#### Request:
Write out the material exactly, leaving every picture behind.
↓
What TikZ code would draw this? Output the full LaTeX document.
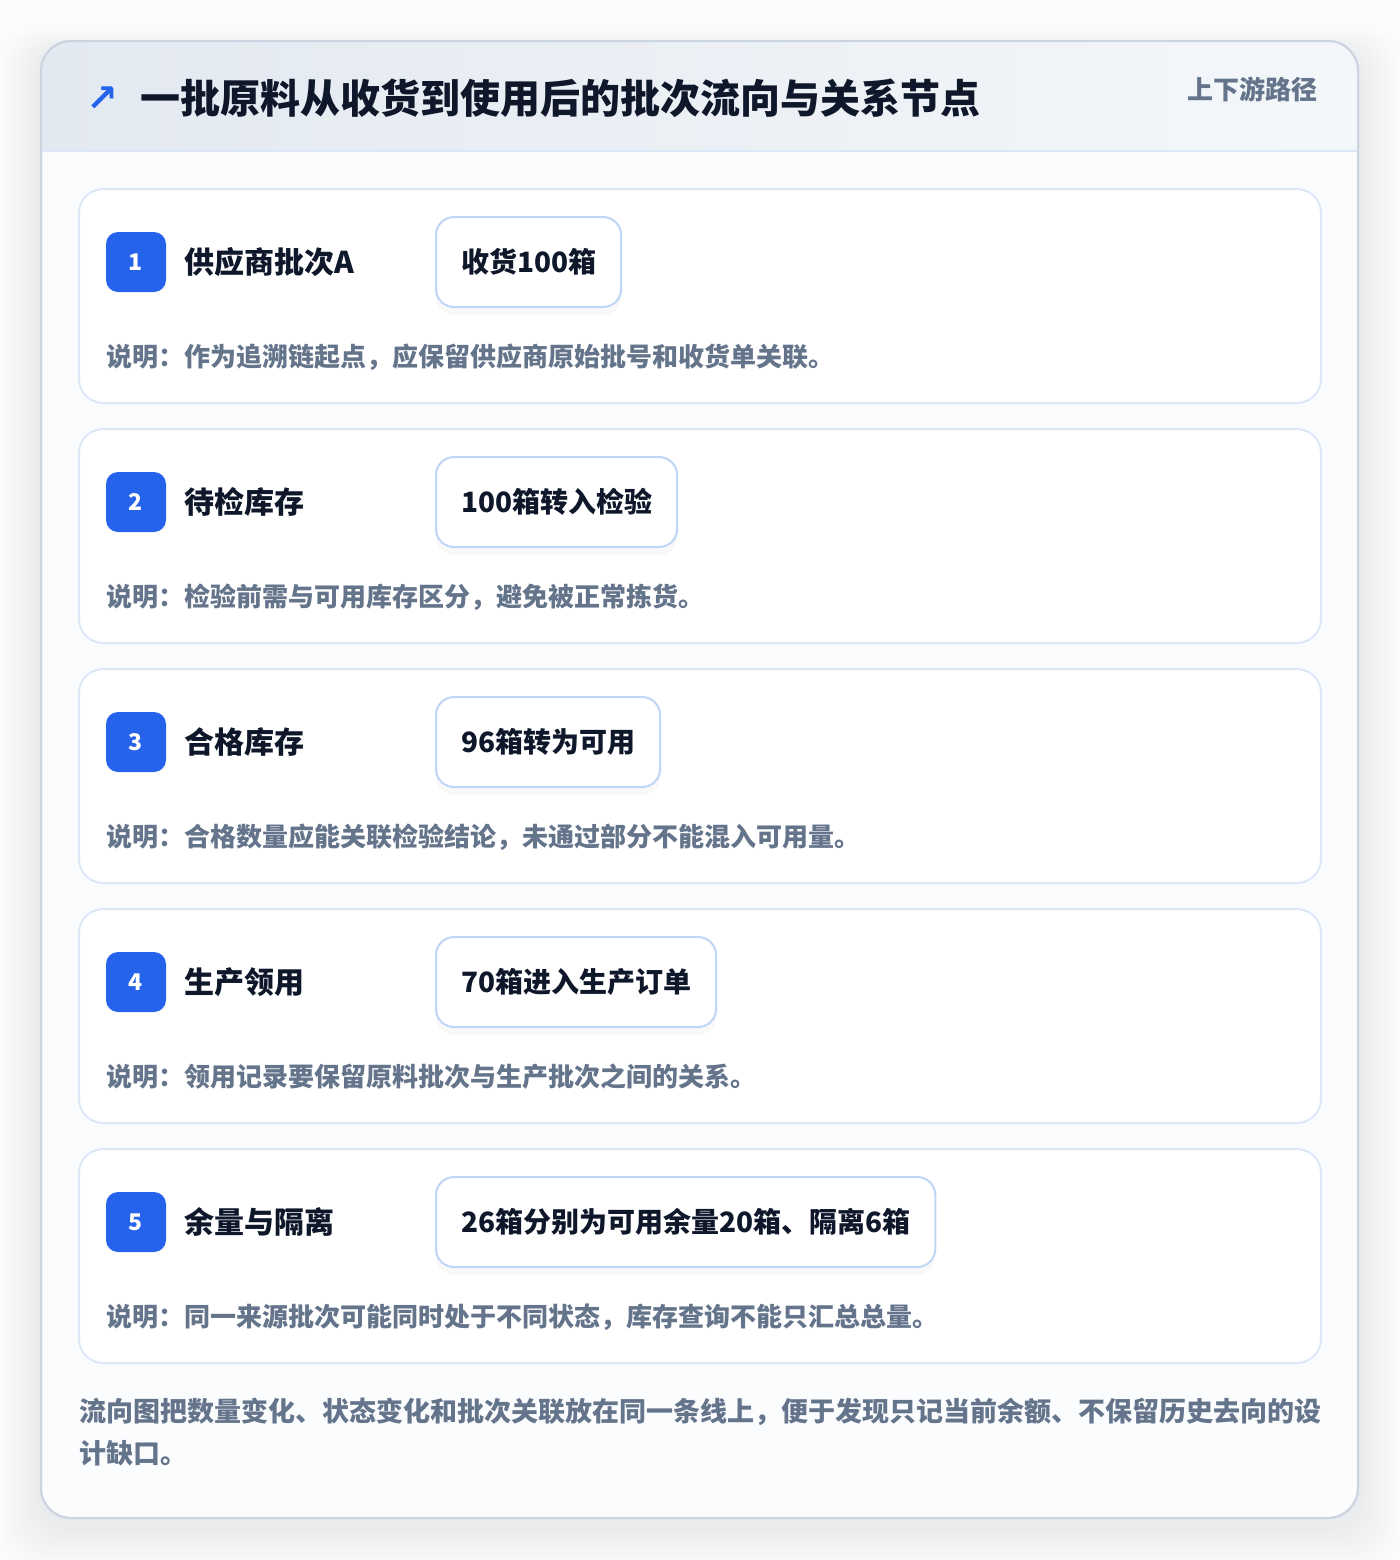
\documentclass[tikz,border=0pt]{standalone}
\usepackage{fontspec}
\setmainfont{Noto Sans CJK SC}
\newfontfamily\symfont{DejaVu Sans}
\usetikzlibrary{positioning,shadows}

\definecolor{pagebg}{HTML}{FAFBFC}
\definecolor{panelfill}{HTML}{FBFCFE}
\definecolor{panelline}{HTML}{CBD5E1}
\definecolor{headleft}{HTML}{E3E9F1}
\definecolor{headright}{HTML}{F4F7FA}
\definecolor{headline}{HTML}{DBE7F6}
\definecolor{stepline}{HTML}{DCE8F8}
\definecolor{pillline}{HTML}{BFD6F6}
\definecolor{accent}{HTML}{2563EB}
\definecolor{ink}{HTML}{0F172A}
\definecolor{muted}{HTML}{64748B}

\begin{document}
\begin{tikzpicture}[x=0.5pt,y=-0.5pt,
  panel/.style={draw=panelline, line width=1pt, fill=panelfill, rounded corners=15pt,
    minimum width=658.5pt, minimum height=738.5pt, inner sep=0pt},
  stepcard/.style={draw=stepline, line width=1pt, fill=white, rounded corners=12pt,
    minimum width=621pt, minimum height=107pt, inner sep=0pt},
  badge/.style={fill=accent, text=white, rounded corners=6pt, minimum size=30pt,
    inner sep=0pt, font=\bfseries\fontsize{11.5}{13}\selectfont},
  steplabel/.style={text=ink, inner sep=0pt, font=\bfseries\fontsize{15}{18}\selectfont},
  pill/.style={draw=pillline, line width=1pt, fill=white, rounded corners=9pt,
    minimum height=45pt, inner xsep=12.5pt, anchor=west, text=ink,
    font=\bfseries\fontsize{14}{17}\selectfont,
    drop shadow={shadow xshift=0pt, shadow yshift=-4pt, opacity=0.05}},
  note/.style={text=muted, inner sep=0pt, anchor=west, font=\bfseries\fontsize{13}{16}\selectfont}]

  % Page and frame
  \useasboundingbox (0,0) rectangle (1400,1560);
  \fill[pagebg] (0,0) rectangle (1400,1560);
  \foreach \s in {1,...,16}
    \fill[black, opacity=0.0045, rounded corners=18pt]
      (41-\s*2.5, 41-\s*1.2+8) rectangle (1358+\s*2.5, 1518+\s*2.5+8);
  \node[panel] (panel) at (699.5,779.5) {};

  % Header band
  \begin{scope}
    \clip[rounded corners=15pt] (41,41) rectangle (1358,1518);
    \shade[left color=headleft, right color=headright] (41,41) rectangle (1358,151);
  \end{scope}
  \draw[headline, line width=1pt] (41,151) -- (1358,151);
  \draw[panelline, line width=1pt, rounded corners=15pt] (41,41) rectangle (1358,1518);

  \node[text=accent, inner sep=0pt, font=\symfont\bfseries\fontsize{19}{19}\selectfont] (icon) at (102,99) {↗};
  \node[text=ink, anchor=west, inner sep=0pt, font=\bfseries\fontsize{20}{24}\selectfont] (title) at (140,98)
    {一批原料从收货到使用后的批次流向与关系节点};
  \node[text=muted, anchor=east, inner sep=0pt, font=\bfseries\fontsize{13}{16}\selectfont] (tag) at (1318,89)
    {上下游路径};

  % Step 1
  \node[stepcard] (card1) at (700,296) {};
  \node[badge] (b1) at (136,262) {1};
  \node[steplabel, right=9pt of b1] (l1) {供应商批次A};
  \node[pill] (p1) at (435,262) {收货100箱};
  \node[note] (n1) at (106,357) {说明：作为追溯链起点，应保留供应商原始批号和收货单关联。};

  % Step 2
  \node[stepcard] (card2) at (700,536) {};
  \node[badge] (b2) at (136,502) {2};
  \node[steplabel, right=9pt of b2] (l2) {待检库存};
  \node[pill] (p2) at (435,502) {100箱转入检验};
  \node[note] (n2) at (106,597) {说明：检验前需与可用库存区分，避免被正常拣货。};

  % Step 3
  \node[stepcard] (card3) at (700,776) {};
  \node[badge] (b3) at (136,742) {3};
  \node[steplabel, right=9pt of b3] (l3) {合格库存};
  \node[pill] (p3) at (435,742) {96箱转为可用};
  \node[note] (n3) at (106,837) {说明：合格数量应能关联检验结论，未通过部分不能混入可用量。};

  % Step 4
  \node[stepcard] (card4) at (700,1016) {};
  \node[badge] (b4) at (136,982) {4};
  \node[steplabel, right=9pt of b4] (l4) {生产领用};
  \node[pill] (p4) at (435,982) {70箱进入生产订单};
  \node[note] (n4) at (106,1077) {说明：领用记录要保留原料批次与生产批次之间的关系。};

  % Step 5
  \node[stepcard] (card5) at (700,1256) {};
  \node[badge] (b5) at (136,1222) {5};
  \node[steplabel, right=9pt of b5] (l5) {余量与隔离};
  \node[pill] (p5) at (435,1222) {26箱分别为可用余量20箱、隔离6箱};
  \node[note] (n5) at (106,1317) {说明：同一来源批次可能同时处于不同状态，库存查询不能只汇总总量。};

  % Closing remark
  \node[text=muted, anchor=north west, inner sep=0pt, align=left,
    font=\bfseries\fontsize{13.5}{21}\selectfont] (remark) at (79,1398)
    {流向图把数量变化、状态变化和批次关联放在同一条线上，便于发现只记当前余额、不保留历史去向的设\\计缺口。};

\end{tikzpicture}
\end{document}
↑
#### Answer for this exercise:
What TikZ code would draw this? Output the full LaTeX document.
\documentclass[tikz,border=0pt]{standalone}
\usepackage{fontspec}
\setmainfont{Noto Sans CJK SC}
\newfontfamily\symfont{DejaVu Sans}
\usetikzlibrary{positioning,shadows}

\definecolor{pagebg}{HTML}{FAFBFC}
\definecolor{panelfill}{HTML}{FBFCFE}
\definecolor{panelline}{HTML}{CBD5E1}
\definecolor{headleft}{HTML}{E3E9F1}
\definecolor{headright}{HTML}{F4F7FA}
\definecolor{headline}{HTML}{DBE7F6}
\definecolor{stepline}{HTML}{DCE8F8}
\definecolor{pillline}{HTML}{BFD6F6}
\definecolor{accent}{HTML}{2563EB}
\definecolor{ink}{HTML}{0F172A}
\definecolor{muted}{HTML}{64748B}

\begin{document}
\begin{tikzpicture}[x=0.5pt,y=-0.5pt,
  panel/.style={draw=panelline, line width=1pt, fill=panelfill, rounded corners=15pt,
    minimum width=658.5pt, minimum height=738.5pt, inner sep=0pt},
  stepcard/.style={draw=stepline, line width=1pt, fill=white, rounded corners=12pt,
    minimum width=621pt, minimum height=107pt, inner sep=0pt},
  badge/.style={fill=accent, text=white, rounded corners=6pt, minimum size=30pt,
    inner sep=0pt, font=\bfseries\fontsize{11.5}{13}\selectfont},
  steplabel/.style={text=ink, inner sep=0pt, font=\bfseries\fontsize{15}{18}\selectfont},
  pill/.style={draw=pillline, line width=1pt, fill=white, rounded corners=9pt,
    minimum height=45pt, inner xsep=12.5pt, anchor=west, text=ink,
    font=\bfseries\fontsize{14}{17}\selectfont,
    drop shadow={shadow xshift=0pt, shadow yshift=-4pt, opacity=0.05}},
  note/.style={text=muted, inner sep=0pt, anchor=west, font=\bfseries\fontsize{13}{16}\selectfont}]

  % Page and frame
  \useasboundingbox (0,0) rectangle (1400,1560);
  \fill[pagebg] (0,0) rectangle (1400,1560);
  \foreach \s in {1,...,16}
    \fill[black, opacity=0.0045, rounded corners=18pt]
      (41-\s*2.5, 41-\s*1.2+8) rectangle (1358+\s*2.5, 1518+\s*2.5+8);
  \node[panel] (panel) at (699.5,779.5) {};

  % Header band
  \begin{scope}
    \clip[rounded corners=15pt] (41,41) rectangle (1358,1518);
    \shade[left color=headleft, right color=headright] (41,41) rectangle (1358,151);
  \end{scope}
  \draw[headline, line width=1pt] (41,151) -- (1358,151);
  \draw[panelline, line width=1pt, rounded corners=15pt] (41,41) rectangle (1358,1518);

  \node[text=accent, inner sep=0pt, font=\symfont\bfseries\fontsize{19}{19}\selectfont] (icon) at (102,99) {↗};
  \node[text=ink, anchor=west, inner sep=0pt, font=\bfseries\fontsize{20}{24}\selectfont] (title) at (140,98)
    {一批原料从收货到使用后的批次流向与关系节点};
  \node[text=muted, anchor=east, inner sep=0pt, font=\bfseries\fontsize{13}{16}\selectfont] (tag) at (1318,89)
    {上下游路径};

  % Step 1
  \node[stepcard] (card1) at (700,296) {};
  \node[badge] (b1) at (136,262) {1};
  \node[steplabel, right=9pt of b1] (l1) {供应商批次A};
  \node[pill] (p1) at (435,262) {收货100箱};
  \node[note] (n1) at (106,357) {说明：作为追溯链起点，应保留供应商原始批号和收货单关联。};

  % Step 2
  \node[stepcard] (card2) at (700,536) {};
  \node[badge] (b2) at (136,502) {2};
  \node[steplabel, right=9pt of b2] (l2) {待检库存};
  \node[pill] (p2) at (435,502) {100箱转入检验};
  \node[note] (n2) at (106,597) {说明：检验前需与可用库存区分，避免被正常拣货。};

  % Step 3
  \node[stepcard] (card3) at (700,776) {};
  \node[badge] (b3) at (136,742) {3};
  \node[steplabel, right=9pt of b3] (l3) {合格库存};
  \node[pill] (p3) at (435,742) {96箱转为可用};
  \node[note] (n3) at (106,837) {说明：合格数量应能关联检验结论，未通过部分不能混入可用量。};

  % Step 4
  \node[stepcard] (card4) at (700,1016) {};
  \node[badge] (b4) at (136,982) {4};
  \node[steplabel, right=9pt of b4] (l4) {生产领用};
  \node[pill] (p4) at (435,982) {70箱进入生产订单};
  \node[note] (n4) at (106,1077) {说明：领用记录要保留原料批次与生产批次之间的关系。};

  % Step 5
  \node[stepcard] (card5) at (700,1256) {};
  \node[badge] (b5) at (136,1222) {5};
  \node[steplabel, right=9pt of b5] (l5) {余量与隔离};
  \node[pill] (p5) at (435,1222) {26箱分别为可用余量20箱、隔离6箱};
  \node[note] (n5) at (106,1317) {说明：同一来源批次可能同时处于不同状态，库存查询不能只汇总总量。};

  % Closing remark
  \node[text=muted, anchor=north west, inner sep=0pt, align=left,
    font=\bfseries\fontsize{13.5}{21}\selectfont] (remark) at (79,1398)
    {流向图把数量变化、状态变化和批次关联放在同一条线上，便于发现只记当前余额、不保留历史去向的设\\计缺口。};

\end{tikzpicture}
\end{document}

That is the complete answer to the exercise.